- [DIRECTION]
From the entries that follow, gather each line holding the word "this".

- [SUPPLIED ENTRIES]
• • • • • • •

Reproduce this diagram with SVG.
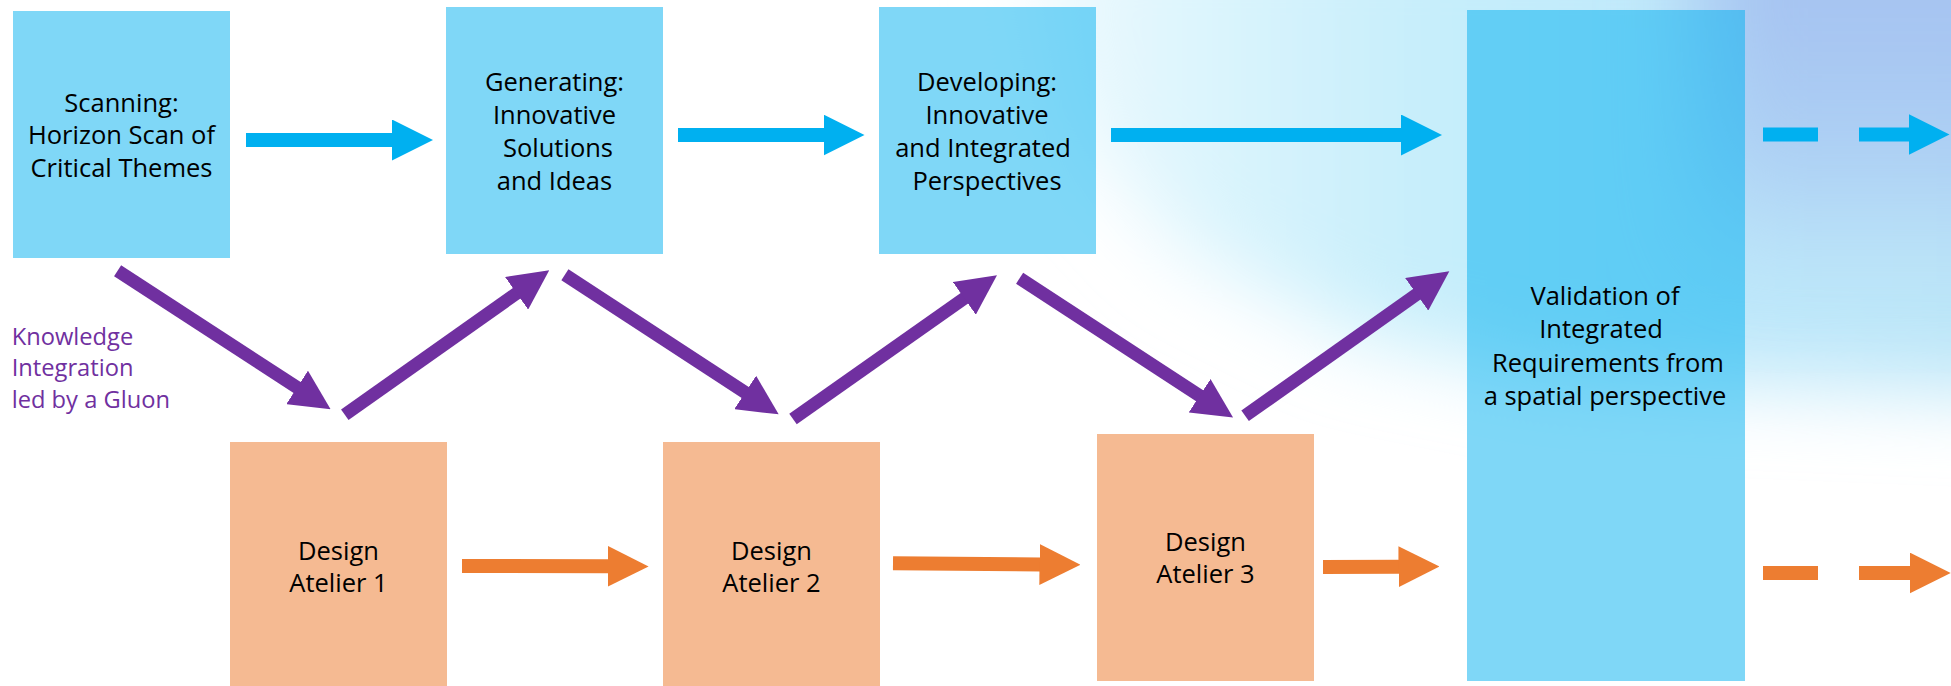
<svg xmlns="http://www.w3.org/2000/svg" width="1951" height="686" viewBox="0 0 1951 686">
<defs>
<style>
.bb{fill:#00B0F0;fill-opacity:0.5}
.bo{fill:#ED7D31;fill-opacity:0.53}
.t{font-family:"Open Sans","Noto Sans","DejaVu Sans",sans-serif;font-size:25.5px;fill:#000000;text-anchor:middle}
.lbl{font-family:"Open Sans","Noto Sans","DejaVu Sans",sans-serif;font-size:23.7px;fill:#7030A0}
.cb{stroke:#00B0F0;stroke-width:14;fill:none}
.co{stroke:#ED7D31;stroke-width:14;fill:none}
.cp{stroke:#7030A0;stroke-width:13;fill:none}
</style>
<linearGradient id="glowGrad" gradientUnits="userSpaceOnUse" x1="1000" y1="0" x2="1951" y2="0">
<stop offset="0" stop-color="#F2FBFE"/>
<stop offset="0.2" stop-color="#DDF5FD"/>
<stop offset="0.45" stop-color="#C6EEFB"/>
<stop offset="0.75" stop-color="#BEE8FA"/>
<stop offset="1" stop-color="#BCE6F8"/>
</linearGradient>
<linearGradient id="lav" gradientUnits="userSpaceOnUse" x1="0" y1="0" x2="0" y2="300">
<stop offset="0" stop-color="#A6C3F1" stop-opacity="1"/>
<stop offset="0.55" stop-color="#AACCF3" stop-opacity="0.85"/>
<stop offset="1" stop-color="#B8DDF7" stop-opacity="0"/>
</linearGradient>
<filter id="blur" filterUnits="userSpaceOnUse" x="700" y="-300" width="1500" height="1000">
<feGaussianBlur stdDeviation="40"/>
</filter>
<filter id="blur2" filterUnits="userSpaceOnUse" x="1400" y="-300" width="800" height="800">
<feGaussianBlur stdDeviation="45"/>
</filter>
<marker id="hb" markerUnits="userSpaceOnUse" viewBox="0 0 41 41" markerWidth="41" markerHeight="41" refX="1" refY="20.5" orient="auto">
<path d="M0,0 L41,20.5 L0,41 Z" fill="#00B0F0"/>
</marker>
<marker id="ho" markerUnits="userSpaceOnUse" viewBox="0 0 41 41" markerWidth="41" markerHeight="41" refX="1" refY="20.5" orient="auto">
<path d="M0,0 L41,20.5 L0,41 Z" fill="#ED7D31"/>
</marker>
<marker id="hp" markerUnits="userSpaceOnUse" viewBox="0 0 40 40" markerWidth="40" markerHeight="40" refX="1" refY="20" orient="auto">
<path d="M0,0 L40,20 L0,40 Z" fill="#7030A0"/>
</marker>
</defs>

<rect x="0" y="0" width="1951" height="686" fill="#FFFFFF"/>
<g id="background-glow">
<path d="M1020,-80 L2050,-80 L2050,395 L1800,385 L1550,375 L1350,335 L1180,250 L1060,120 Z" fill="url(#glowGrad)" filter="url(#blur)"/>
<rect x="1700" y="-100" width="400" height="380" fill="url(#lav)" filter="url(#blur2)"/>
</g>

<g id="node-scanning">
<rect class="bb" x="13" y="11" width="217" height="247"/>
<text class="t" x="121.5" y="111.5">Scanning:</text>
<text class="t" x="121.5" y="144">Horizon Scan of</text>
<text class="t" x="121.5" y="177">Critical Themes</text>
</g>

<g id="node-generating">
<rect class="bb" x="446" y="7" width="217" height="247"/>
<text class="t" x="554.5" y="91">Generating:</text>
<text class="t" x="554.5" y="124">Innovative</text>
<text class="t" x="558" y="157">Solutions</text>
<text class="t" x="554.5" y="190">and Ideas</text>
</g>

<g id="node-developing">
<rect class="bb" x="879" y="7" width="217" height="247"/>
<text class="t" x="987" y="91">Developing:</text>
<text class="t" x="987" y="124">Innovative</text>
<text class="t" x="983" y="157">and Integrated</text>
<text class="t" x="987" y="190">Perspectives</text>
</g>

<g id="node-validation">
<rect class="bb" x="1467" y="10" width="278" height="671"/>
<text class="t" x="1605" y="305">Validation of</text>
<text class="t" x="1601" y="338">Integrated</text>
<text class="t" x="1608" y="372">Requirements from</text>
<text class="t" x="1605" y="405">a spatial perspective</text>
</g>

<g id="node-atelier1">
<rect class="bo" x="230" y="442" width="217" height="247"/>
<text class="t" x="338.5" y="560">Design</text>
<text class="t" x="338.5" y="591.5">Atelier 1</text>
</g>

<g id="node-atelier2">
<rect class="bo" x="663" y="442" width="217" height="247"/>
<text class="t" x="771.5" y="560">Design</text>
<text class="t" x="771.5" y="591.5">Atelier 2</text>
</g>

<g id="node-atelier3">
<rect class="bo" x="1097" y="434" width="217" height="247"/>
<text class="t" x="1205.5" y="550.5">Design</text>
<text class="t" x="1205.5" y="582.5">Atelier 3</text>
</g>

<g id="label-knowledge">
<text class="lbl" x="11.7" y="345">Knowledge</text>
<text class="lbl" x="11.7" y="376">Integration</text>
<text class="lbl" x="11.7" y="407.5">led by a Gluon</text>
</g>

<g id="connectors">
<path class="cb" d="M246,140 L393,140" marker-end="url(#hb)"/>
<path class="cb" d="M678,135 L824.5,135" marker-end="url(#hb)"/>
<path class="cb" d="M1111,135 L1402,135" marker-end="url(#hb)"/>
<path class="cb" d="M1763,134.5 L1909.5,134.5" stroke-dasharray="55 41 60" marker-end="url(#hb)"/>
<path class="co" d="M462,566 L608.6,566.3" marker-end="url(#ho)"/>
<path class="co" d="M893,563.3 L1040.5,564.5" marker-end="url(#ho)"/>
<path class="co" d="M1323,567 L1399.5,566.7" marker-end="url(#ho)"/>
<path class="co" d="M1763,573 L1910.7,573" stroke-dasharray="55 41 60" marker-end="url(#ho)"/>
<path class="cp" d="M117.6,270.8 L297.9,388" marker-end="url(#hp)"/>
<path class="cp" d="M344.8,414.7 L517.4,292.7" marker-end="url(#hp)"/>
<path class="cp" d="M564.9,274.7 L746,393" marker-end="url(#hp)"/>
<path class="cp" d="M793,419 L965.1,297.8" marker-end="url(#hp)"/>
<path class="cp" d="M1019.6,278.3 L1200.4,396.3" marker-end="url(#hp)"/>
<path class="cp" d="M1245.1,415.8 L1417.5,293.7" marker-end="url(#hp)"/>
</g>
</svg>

• • • • • • •

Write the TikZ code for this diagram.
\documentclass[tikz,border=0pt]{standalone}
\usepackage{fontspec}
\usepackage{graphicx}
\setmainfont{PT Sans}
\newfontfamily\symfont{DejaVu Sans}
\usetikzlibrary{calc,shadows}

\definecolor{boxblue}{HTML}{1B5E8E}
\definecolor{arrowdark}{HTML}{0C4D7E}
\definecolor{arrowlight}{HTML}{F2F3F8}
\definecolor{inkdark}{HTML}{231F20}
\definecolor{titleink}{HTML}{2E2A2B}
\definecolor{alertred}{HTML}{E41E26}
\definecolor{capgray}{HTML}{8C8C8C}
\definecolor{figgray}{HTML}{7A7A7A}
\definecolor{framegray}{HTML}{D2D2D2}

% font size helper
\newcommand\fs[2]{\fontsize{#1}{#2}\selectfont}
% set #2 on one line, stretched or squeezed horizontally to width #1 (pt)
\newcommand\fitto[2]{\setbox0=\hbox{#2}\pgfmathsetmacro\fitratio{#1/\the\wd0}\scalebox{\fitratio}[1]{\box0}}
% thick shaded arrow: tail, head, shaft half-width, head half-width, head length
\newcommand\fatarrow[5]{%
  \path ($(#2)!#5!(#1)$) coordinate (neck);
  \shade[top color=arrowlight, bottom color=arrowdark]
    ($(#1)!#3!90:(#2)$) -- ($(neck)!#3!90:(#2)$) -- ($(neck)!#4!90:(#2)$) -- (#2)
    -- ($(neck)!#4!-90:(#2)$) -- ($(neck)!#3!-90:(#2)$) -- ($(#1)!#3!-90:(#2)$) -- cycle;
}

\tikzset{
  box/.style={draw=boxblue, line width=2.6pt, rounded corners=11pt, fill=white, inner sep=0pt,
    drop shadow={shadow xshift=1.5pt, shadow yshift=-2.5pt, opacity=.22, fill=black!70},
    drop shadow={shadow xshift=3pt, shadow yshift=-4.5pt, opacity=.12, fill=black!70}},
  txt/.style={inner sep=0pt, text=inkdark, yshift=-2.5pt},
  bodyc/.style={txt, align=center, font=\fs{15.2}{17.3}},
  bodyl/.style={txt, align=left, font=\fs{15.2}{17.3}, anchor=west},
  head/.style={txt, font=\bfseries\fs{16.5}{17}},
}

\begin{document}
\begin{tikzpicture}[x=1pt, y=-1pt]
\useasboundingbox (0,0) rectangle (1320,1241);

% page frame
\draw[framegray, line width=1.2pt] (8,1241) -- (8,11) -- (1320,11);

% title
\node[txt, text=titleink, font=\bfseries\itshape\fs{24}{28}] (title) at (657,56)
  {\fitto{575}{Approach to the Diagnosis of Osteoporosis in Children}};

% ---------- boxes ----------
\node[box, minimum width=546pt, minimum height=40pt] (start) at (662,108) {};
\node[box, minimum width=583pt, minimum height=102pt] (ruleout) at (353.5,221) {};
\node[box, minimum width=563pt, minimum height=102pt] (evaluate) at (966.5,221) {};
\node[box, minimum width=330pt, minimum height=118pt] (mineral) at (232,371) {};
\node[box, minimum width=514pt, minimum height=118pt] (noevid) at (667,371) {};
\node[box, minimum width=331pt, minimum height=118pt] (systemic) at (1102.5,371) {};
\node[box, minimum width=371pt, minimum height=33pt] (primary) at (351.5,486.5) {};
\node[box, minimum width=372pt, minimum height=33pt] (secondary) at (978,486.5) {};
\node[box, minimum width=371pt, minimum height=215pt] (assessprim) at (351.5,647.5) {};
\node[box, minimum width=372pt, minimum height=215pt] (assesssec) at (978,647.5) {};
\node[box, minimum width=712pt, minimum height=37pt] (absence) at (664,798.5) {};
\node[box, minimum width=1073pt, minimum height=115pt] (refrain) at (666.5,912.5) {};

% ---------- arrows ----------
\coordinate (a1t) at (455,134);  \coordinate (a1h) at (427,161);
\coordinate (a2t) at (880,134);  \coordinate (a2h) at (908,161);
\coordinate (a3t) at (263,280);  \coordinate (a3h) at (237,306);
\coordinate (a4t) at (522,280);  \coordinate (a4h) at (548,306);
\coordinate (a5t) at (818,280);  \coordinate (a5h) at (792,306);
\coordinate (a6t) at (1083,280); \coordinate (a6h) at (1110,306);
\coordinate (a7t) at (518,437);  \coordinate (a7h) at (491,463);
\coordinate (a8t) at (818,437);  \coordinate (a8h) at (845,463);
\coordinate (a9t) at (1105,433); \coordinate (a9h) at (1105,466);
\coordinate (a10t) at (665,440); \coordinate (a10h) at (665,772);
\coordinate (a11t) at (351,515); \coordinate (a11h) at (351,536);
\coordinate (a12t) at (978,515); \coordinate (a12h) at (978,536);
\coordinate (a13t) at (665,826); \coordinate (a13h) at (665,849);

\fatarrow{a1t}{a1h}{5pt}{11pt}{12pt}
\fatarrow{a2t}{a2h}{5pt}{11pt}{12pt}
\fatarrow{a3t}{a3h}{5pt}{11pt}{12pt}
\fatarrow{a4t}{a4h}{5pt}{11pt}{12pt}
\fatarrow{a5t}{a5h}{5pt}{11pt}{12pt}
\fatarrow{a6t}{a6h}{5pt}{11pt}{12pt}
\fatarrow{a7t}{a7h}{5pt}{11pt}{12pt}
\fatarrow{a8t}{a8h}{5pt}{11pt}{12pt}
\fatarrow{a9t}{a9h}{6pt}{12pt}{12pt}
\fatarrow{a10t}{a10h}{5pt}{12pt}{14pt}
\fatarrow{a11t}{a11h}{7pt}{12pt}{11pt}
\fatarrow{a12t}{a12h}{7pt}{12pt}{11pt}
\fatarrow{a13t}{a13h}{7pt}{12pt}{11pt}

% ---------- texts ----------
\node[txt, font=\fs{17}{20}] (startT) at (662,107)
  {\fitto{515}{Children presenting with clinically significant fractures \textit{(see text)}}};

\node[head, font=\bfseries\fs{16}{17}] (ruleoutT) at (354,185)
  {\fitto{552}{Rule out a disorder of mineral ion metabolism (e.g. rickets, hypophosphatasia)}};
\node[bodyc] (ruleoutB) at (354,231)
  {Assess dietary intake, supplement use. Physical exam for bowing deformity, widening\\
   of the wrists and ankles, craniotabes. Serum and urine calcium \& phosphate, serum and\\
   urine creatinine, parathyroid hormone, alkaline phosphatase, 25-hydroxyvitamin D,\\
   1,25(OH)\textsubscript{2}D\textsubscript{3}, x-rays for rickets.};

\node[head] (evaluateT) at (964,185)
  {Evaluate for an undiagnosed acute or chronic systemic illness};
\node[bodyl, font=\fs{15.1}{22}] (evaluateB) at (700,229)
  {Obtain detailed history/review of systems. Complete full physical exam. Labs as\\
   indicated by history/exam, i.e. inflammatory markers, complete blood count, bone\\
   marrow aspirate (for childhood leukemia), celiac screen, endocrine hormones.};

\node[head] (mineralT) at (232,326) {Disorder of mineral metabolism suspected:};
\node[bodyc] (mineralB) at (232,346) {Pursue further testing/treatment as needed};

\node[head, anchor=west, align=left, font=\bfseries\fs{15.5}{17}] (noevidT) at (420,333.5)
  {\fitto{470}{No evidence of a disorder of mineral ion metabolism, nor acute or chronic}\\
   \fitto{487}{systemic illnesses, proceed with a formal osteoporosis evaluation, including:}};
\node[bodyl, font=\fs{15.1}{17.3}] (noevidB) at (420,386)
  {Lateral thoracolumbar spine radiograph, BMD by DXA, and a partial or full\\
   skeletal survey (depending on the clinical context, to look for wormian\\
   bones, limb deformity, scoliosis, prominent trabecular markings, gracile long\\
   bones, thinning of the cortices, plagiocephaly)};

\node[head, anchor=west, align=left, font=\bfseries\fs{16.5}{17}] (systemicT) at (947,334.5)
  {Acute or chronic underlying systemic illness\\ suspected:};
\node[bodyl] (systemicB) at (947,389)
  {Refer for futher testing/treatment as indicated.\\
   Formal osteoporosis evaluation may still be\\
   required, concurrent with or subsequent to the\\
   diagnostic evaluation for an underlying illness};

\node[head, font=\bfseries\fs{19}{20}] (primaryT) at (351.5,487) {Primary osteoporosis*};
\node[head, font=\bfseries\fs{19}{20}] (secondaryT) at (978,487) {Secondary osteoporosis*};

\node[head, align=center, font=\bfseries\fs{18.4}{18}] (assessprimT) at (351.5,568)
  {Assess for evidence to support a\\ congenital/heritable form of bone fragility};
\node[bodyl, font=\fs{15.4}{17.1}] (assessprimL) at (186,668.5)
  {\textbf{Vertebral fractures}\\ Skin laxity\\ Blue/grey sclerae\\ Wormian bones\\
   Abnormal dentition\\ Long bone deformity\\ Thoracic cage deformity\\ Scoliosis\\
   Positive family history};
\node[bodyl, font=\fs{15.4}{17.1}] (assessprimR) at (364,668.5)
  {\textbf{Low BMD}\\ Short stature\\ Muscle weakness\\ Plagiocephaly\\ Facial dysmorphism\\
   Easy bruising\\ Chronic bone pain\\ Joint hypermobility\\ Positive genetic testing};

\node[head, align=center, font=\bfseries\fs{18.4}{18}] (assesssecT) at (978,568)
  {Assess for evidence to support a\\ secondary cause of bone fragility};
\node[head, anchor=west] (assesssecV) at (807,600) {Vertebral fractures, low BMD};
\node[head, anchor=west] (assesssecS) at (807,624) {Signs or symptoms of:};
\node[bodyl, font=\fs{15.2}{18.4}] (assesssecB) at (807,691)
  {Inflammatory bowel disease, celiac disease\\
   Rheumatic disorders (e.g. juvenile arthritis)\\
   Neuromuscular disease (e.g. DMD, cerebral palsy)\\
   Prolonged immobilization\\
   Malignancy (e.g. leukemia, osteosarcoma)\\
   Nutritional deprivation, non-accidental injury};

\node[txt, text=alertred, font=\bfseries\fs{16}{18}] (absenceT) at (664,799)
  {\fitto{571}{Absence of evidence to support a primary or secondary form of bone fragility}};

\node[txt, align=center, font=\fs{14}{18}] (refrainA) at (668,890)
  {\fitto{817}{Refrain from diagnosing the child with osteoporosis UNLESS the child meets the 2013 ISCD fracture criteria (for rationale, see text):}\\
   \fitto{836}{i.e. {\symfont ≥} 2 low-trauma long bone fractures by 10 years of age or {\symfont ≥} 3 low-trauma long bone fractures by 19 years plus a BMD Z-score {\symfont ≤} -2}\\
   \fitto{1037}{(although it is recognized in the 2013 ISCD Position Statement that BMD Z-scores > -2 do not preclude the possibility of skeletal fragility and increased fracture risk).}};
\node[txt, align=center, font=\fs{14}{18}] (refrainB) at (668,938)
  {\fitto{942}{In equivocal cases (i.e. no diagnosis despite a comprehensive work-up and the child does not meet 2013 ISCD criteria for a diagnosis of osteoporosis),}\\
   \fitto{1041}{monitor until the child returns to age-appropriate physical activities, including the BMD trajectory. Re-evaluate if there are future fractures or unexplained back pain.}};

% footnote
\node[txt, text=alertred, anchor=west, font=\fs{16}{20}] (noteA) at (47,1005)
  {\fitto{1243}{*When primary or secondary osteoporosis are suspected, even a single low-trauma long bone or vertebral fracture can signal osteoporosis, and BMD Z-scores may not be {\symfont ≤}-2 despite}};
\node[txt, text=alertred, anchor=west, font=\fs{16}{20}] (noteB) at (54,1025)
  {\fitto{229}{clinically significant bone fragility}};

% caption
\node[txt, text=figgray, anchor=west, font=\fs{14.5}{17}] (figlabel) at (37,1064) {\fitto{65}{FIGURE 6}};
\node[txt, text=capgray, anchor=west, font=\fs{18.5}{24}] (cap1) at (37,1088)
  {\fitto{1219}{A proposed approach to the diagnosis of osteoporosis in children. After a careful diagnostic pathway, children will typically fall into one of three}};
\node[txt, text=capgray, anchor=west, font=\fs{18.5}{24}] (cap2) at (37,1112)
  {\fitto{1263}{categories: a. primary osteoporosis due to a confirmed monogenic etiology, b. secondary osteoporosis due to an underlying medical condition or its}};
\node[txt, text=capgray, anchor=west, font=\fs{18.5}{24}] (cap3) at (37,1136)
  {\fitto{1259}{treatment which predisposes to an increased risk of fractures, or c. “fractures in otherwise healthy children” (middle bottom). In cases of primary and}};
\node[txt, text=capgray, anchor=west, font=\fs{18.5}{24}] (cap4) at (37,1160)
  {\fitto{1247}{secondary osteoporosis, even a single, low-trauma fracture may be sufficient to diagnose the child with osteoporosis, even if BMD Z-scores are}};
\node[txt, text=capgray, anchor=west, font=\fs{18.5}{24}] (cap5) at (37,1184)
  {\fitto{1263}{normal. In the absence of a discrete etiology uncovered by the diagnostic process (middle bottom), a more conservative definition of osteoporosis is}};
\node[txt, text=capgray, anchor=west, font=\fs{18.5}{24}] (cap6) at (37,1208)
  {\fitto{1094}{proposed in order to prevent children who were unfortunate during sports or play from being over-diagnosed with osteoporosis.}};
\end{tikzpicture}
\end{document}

• • • • • • •

- [RESPONSE BELOW]
Reproduce this diagram with SVG.
Write the TikZ code for this diagram.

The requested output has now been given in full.